#### MATERIAL FOR THIS EXERCISE

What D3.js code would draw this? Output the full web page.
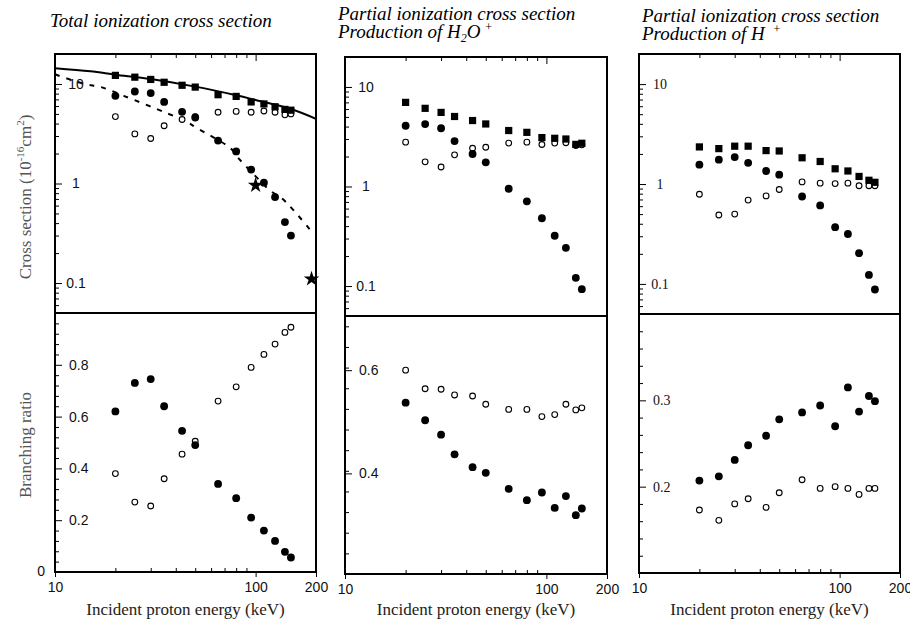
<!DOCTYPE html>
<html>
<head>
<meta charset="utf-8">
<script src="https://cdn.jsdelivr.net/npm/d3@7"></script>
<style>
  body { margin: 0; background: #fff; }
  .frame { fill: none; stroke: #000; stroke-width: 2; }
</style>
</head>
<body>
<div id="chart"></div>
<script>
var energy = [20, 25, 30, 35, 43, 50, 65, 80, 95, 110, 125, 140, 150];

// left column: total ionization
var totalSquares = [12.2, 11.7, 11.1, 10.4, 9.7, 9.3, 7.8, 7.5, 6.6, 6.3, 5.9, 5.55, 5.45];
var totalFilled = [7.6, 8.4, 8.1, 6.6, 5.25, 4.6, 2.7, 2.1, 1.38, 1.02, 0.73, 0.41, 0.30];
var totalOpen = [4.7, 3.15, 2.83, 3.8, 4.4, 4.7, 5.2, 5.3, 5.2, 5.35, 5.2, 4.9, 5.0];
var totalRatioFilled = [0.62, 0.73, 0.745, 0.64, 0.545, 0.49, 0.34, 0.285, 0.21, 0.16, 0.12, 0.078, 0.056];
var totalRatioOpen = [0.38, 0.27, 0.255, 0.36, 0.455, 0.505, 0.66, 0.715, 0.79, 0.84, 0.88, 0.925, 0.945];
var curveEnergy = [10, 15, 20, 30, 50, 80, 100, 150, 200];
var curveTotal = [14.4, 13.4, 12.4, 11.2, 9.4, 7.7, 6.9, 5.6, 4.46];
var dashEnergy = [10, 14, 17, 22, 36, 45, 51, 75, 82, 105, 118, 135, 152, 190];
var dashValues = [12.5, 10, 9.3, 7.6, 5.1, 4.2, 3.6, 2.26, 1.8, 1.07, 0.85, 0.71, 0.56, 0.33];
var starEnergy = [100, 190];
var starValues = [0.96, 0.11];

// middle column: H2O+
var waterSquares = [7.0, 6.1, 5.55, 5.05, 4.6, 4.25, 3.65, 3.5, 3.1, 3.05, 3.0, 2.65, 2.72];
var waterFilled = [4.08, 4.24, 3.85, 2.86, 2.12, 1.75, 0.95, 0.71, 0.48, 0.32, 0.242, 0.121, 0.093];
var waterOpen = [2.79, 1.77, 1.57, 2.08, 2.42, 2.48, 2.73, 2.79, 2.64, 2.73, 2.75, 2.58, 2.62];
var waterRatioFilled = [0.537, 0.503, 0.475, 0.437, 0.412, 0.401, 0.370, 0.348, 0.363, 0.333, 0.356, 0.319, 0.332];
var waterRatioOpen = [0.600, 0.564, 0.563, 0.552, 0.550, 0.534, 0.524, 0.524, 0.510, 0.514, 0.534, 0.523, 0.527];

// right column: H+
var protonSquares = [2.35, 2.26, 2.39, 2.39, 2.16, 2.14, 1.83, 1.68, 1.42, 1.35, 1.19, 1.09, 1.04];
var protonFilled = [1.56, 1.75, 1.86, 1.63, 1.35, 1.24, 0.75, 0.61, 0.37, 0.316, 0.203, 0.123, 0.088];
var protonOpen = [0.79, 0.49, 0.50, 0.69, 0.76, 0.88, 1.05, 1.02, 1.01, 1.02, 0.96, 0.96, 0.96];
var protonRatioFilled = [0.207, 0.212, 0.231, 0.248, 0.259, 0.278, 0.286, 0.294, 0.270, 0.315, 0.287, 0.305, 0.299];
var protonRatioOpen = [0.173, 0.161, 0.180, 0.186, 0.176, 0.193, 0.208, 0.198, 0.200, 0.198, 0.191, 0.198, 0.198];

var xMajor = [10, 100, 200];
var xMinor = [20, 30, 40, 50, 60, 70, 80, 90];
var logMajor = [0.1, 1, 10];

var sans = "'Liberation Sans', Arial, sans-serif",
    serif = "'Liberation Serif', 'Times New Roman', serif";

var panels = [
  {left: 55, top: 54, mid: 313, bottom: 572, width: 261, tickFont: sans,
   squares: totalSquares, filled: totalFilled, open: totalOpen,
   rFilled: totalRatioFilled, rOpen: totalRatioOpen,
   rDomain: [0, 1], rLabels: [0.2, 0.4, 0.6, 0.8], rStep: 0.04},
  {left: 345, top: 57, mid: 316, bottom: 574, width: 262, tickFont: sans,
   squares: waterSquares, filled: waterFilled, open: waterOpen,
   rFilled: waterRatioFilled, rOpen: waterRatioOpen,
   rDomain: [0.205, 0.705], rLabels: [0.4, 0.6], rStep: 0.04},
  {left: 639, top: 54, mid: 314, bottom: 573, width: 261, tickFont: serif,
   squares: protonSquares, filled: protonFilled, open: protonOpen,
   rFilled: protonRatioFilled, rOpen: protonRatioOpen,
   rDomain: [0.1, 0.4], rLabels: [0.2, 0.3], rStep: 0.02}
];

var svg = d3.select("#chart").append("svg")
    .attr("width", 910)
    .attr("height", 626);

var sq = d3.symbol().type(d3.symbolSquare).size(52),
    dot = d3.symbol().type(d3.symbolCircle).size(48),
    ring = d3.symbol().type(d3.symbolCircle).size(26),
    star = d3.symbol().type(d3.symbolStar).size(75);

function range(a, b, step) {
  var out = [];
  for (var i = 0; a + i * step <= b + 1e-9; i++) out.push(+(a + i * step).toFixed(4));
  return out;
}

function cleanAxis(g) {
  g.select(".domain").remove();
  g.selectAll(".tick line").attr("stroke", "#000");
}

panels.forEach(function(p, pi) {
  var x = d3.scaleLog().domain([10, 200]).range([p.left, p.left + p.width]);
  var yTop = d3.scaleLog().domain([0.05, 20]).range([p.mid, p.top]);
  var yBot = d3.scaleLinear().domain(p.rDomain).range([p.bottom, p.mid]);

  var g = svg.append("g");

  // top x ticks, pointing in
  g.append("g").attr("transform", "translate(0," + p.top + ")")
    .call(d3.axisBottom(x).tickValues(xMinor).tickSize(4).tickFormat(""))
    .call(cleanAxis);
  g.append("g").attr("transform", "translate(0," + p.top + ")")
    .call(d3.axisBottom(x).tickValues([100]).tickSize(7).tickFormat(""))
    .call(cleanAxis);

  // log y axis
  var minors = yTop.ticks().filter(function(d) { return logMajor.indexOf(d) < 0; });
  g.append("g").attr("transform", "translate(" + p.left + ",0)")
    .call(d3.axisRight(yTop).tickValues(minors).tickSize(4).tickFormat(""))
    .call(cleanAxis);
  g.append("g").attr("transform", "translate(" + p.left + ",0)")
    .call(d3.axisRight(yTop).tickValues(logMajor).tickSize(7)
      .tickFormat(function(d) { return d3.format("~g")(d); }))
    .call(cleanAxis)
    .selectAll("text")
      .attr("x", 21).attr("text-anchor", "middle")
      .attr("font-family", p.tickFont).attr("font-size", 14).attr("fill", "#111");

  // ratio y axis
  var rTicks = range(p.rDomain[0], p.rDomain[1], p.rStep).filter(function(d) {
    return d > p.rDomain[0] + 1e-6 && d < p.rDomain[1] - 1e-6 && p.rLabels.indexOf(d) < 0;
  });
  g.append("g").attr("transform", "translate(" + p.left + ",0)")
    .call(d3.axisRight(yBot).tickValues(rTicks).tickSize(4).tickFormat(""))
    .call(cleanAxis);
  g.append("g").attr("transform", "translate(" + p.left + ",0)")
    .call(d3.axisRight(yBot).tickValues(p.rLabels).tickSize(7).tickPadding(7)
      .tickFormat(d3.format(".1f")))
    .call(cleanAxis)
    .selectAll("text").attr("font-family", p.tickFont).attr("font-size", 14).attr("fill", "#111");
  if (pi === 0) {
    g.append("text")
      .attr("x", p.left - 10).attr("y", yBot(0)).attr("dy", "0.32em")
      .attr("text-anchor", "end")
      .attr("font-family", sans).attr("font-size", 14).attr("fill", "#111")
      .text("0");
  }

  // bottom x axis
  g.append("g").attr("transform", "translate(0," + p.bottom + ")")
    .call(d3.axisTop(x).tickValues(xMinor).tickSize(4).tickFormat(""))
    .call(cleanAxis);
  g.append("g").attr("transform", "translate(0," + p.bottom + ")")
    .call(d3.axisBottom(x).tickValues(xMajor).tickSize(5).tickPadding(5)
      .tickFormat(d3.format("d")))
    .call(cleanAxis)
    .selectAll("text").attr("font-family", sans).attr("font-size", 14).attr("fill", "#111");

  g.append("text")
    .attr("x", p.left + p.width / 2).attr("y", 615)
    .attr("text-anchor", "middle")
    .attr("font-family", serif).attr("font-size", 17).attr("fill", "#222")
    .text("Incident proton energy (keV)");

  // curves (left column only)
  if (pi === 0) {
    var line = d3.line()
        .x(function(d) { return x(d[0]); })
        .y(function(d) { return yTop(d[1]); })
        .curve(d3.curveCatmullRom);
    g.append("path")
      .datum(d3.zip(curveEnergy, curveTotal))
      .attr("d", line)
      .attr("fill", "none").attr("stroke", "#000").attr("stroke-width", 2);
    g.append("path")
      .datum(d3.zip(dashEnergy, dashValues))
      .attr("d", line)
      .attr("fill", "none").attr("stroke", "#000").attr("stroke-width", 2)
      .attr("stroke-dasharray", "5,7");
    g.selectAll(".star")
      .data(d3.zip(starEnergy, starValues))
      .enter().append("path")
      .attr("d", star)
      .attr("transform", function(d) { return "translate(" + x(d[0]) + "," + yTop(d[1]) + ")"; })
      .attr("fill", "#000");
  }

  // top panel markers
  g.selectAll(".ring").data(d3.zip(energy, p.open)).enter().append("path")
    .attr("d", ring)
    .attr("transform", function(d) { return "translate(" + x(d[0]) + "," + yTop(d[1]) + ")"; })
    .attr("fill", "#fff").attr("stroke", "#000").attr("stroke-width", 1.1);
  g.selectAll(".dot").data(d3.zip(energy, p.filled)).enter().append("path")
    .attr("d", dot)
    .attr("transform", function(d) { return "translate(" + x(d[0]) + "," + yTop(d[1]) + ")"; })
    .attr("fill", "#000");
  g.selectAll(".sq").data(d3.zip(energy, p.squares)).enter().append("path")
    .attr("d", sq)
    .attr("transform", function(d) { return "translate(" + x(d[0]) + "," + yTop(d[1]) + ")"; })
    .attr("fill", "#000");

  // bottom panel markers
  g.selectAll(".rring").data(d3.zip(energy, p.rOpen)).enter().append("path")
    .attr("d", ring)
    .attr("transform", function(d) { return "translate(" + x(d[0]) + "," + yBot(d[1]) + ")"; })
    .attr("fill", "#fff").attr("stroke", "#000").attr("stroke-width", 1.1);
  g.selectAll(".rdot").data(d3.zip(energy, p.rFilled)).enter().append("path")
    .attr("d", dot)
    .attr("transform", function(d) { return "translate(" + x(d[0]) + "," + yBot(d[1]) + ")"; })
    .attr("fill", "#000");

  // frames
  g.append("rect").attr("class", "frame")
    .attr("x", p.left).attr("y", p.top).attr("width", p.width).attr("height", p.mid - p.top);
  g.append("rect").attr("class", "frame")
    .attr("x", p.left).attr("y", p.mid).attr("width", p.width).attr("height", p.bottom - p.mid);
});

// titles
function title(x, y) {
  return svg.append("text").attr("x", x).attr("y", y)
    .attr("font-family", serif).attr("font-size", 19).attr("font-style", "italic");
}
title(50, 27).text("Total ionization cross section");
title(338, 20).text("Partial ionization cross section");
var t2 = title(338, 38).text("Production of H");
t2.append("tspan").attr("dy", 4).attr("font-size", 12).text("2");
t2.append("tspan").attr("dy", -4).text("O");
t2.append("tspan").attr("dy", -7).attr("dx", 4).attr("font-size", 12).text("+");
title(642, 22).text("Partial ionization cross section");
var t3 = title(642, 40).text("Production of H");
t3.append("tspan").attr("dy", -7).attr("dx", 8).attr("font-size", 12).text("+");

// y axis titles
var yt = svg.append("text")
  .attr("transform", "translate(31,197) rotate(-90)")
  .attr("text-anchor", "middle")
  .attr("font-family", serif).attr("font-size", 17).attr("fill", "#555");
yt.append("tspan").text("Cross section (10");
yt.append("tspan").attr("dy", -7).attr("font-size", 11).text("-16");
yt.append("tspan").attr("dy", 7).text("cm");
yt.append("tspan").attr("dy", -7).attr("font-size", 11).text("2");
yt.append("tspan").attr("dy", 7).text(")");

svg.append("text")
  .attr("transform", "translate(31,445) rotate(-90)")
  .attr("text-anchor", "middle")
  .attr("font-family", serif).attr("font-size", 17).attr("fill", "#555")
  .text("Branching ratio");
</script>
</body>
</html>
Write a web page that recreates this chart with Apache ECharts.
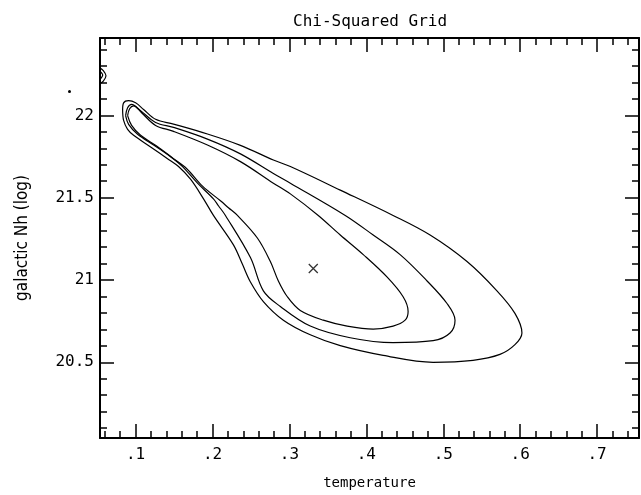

########

◆ REQUIRED TASK ◆
Begin at the top of the records above and retype each line exactly until the line containing "125, 140, 150];", which is included. Skip all pictures.

◆ ANSWER TO THIS TASK ◆
What D3.js code would draw this? Output the full web page.
<!DOCTYPE html>
<html>
<head>
<meta charset="utf-8">
<script src="https://cdn.jsdelivr.net/npm/d3@7"></script>
<style>
  body { margin: 0; background: #fff; }
  .frame { fill: none; stroke: #000; stroke-width: 2; }
</style>
</head>
<body>
<div id="chart"></div>
<script>
var energy = [20, 25, 30, 35, 43, 50, 65, 80, 95, 110, 125, 140, 150];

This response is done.